▶ _RAW DATA_
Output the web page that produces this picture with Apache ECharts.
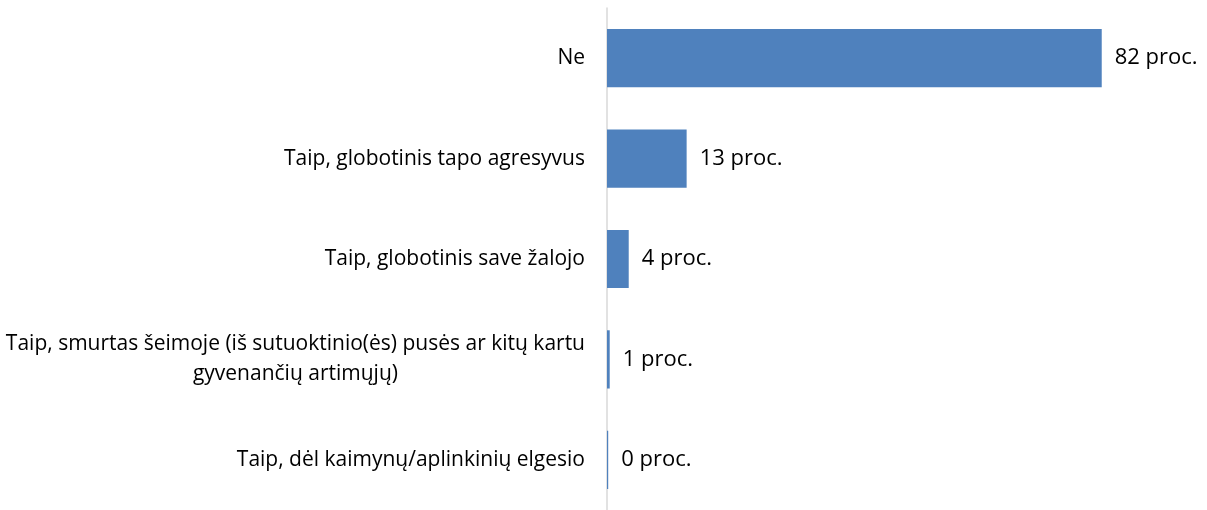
<!DOCTYPE html>
<html>
<head>
<meta charset="utf-8">
<script src="https://cdn.jsdelivr.net/npm/echarts@6/dist/echarts.min.js"></script>
<style>
    html, body { margin: 0; padding: 0; background: #fff; }
    #main { width: 1207px; height: 510px; }
</style>
</head>
<body>
<div id="main"></div>
<script>
    // kategorijos (iš viršaus į apačią)
    var categories = [
        'Ne',
        'Taip, globotinis tapo agresyvus',
        'Taip, globotinis save žalojo',
        'Taip, smurtas šeimoje (iš sutuoktinio(ės) pusės ar kitų kartu\ngyvenančių artimųjų)',
        'Taip, dėl kaimynų/aplinkinių elgesio'
    ];
    // reikšmės, nuskaitytos nuo paveikslo
    var values = [82, 13.2, 3.6, 0.45, 0.2];
    // užrašai prie stulpelių
    var valueLabels = ['82 proc.', '13 proc.', '4 proc.', '1 proc.', '0 proc.'];

    var myChart = echarts.init(document.getElementById('main'));

    var option = {
        animation: false,
        grid: {
            left: 607,
            right: 57,
            top: 8,
            bottom: -3
        },
        xAxis: {
            type: 'value',
            min: 0,
            max: 90,
            show: false
        },
        yAxis: {
            type: 'category',
            inverse: true,
            data: categories,
            axisLine: { lineStyle: { color: '#d9d9d9', width: 1.5 } },
            axisTick: { show: false },
            axisLabel: {
                margin: 22,
                fontFamily: 'Open Sans',
                fontSize: 21,
                color: '#000',
                formatter: function (v) {
                    return v.split('\n').map(function (s) { return '{c|' + s + '}'; }).join('\n');
                },
                rich: {
                    c: { align: 'center', fontFamily: 'Open Sans', fontSize: 21, color: '#000', lineHeight: 30 }
                }
            }
        },
        series: [
            {
                type: 'bar',
                data: values,
                barCategoryGap: '42%',
                itemStyle: { color: '#4f81bd' },
                label: {
                    show: true,
                    position: 'right',
                    distance: 13,
                    fontFamily: 'Open Sans',
                    fontSize: 22,
                    color: '#000',
                    formatter: function (p) { return valueLabels[p.dataIndex]; }
                }
            }
        ]
    };

    myChart.setOption(option);
</script>
</body>
</html>
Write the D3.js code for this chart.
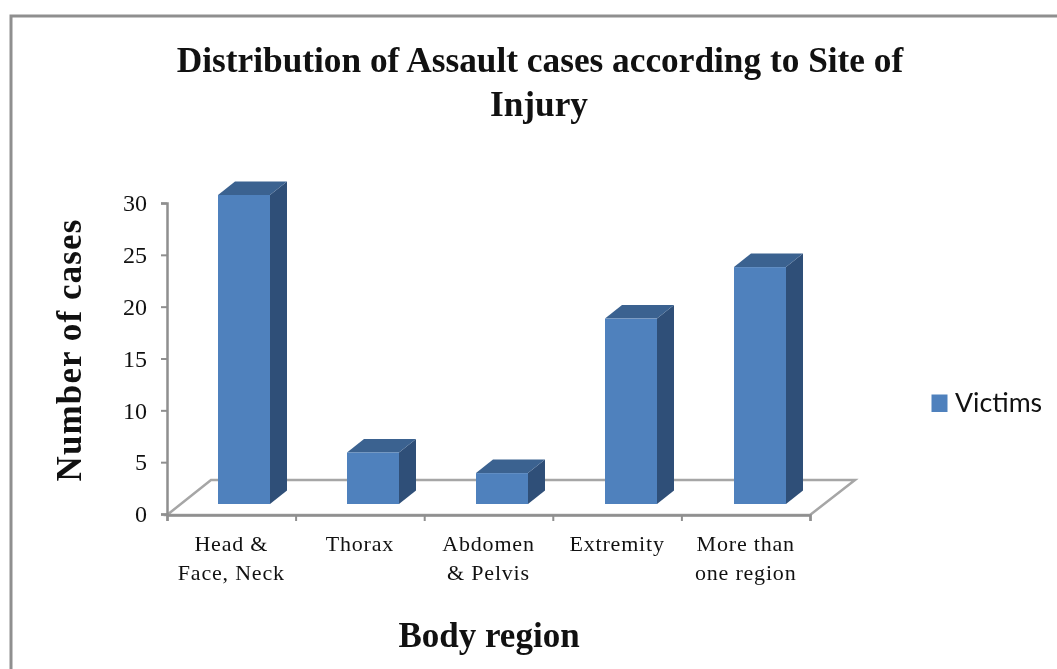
<!DOCTYPE html>
<html><head><meta charset="utf-8">
<script src="https://cdn.jsdelivr.net/npm/d3@7"></script>
<style>
html,body{margin:0;padding:0;background:#fff;overflow:hidden}
svg{display:block;filter:blur(0.45px)}
text{font-family:"Liberation Serif",serif;fill:#111}
</style></head><body>
<svg id="c" width="1057" height="669"></svg>
<script>
const categories=[["Head &","Face, Neck"],["Thorax"],["Abdomen","& Pelvis"],["Extremity"],["More than","one region"]];
const victims=[30,5,3,18,23];
const yTicks=[0,5,10,15,20,25,30];
const titleLines=["Distribution of Assault cases according to Site of","Injury"];
const seriesName="Victims";
const xTitle="Body region";
const yTitle="Number of cases";

const svg=d3.select("#c");
const grey="#8f8f8f",front="#4f81bd",top_="#3b6290",side="#2f4f78";

svg.append("path").attr("d","M1057,16H11V669").attr("fill","none").attr("stroke",grey).attr("stroke-width",3);

const x=d3.scaleBand().domain(d3.range(categories.length)).range([167,810]);
const xBar=d3.scaleBand().domain(d3.range(categories.length)).range([168,813]);
const yAxisScale=d3.scaleLinear().domain([0,30]).range([514,203]);
const yBar=d3.scaleLinear().domain([0,30]).range([504,195]);
const barW=52,dx=17,dy=13.5,barShift=11.5;

// floor
svg.append("path").attr("d","M167,515L211,480H855L810,515Z")
  .attr("fill","none").attr("stroke","#a6a6a6").attr("stroke-width",2.5);

// axes
const gy=svg.append("g").attr("transform","translate(167,0)")
  .call(d3.axisLeft(yAxisScale).tickValues(yTicks).tickSize(6).tickPadding(14));
const gx=svg.append("g").attr("transform","translate(0,515)")
  .call(d3.axisBottom(d3.scaleLinear().domain([0,categories.length]).range([167,810])).ticks(categories.length).tickSize(6).tickFormat(""));
[gy,gx].forEach(g=>{g.selectAll("path").attr("stroke",grey).attr("stroke-width",2.5);
  g.selectAll("line").attr("stroke",grey).attr("stroke-width",2);});
gy.selectAll("text").attr("font-size",24).attr("font-family","Liberation Serif").attr("fill","#111");

// bars
const bars=svg.append("g").selectAll("g").data(victims).join("g")
  .attr("transform",(d,i)=>`translate(${xBar(i)+xBar.bandwidth()/2+barShift-barW/2},0)`);
bars.append("path").attr("fill",side)
  .attr("d",d=>`M${barW},${yBar(d)}l${dx},${-dy}V${yBar(0)-dy}l${-dx},${dy}Z`);
bars.append("path").attr("fill",top_)
  .attr("d",d=>`M0,${yBar(d)}l${dx},${-dy}h${barW}l${-dx},${dy}Z`);
bars.append("rect").attr("fill",front)
  .attr("width",barW).attr("y",d=>yBar(d)).attr("height",d=>yBar(0)-yBar(d));

// category labels
svg.append("g").selectAll("text").data(categories).join("text")
  .attr("text-anchor","middle").attr("font-size",22).attr("letter-spacing",0.8)
  .attr("transform",(d,i)=>`translate(${x(i)+x.bandwidth()/2},0)`)
  .selectAll("tspan").data(d=>d).join("tspan")
  .attr("x",0).attr("y",(d,i)=>551+i*28.5).text(d=>d);

// title
svg.append("g").selectAll("text").data(titleLines).join("text")
  .attr("x",(d,i)=>i?539:540).attr("y",(d,i)=>72+i*44).attr("text-anchor","middle")
  .attr("font-size",35.3).attr("font-weight","bold").text(d=>d);

svg.append("text").attr("x",489).attr("y",647).attr("text-anchor","middle")
  .attr("font-size",35).attr("font-weight","bold").text(xTitle);
svg.append("text").attr("transform","translate(81,350) rotate(-90)").attr("text-anchor","middle")
  .attr("font-size",35).attr("letter-spacing",1.1).attr("font-weight","bold").text(yTitle);

// legend
svg.append("rect").attr("x",931.5).attr("y",394.5).attr("width",16).attr("height",17.5).attr("fill",front);
svg.append("text").attr("x",955).attr("y",412).attr("font-size",26.7)
  .style("font-family","Lato").text(seriesName);
</script></body></html>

▶ _EXERCISE INSTRUCTIONS_
In the records above, find the lines containing "this" and copy them.

▶ _WRITTEN ANSWER_
Output the web page that produces this picture with Apache ECharts.
Write the D3.js code for this chart.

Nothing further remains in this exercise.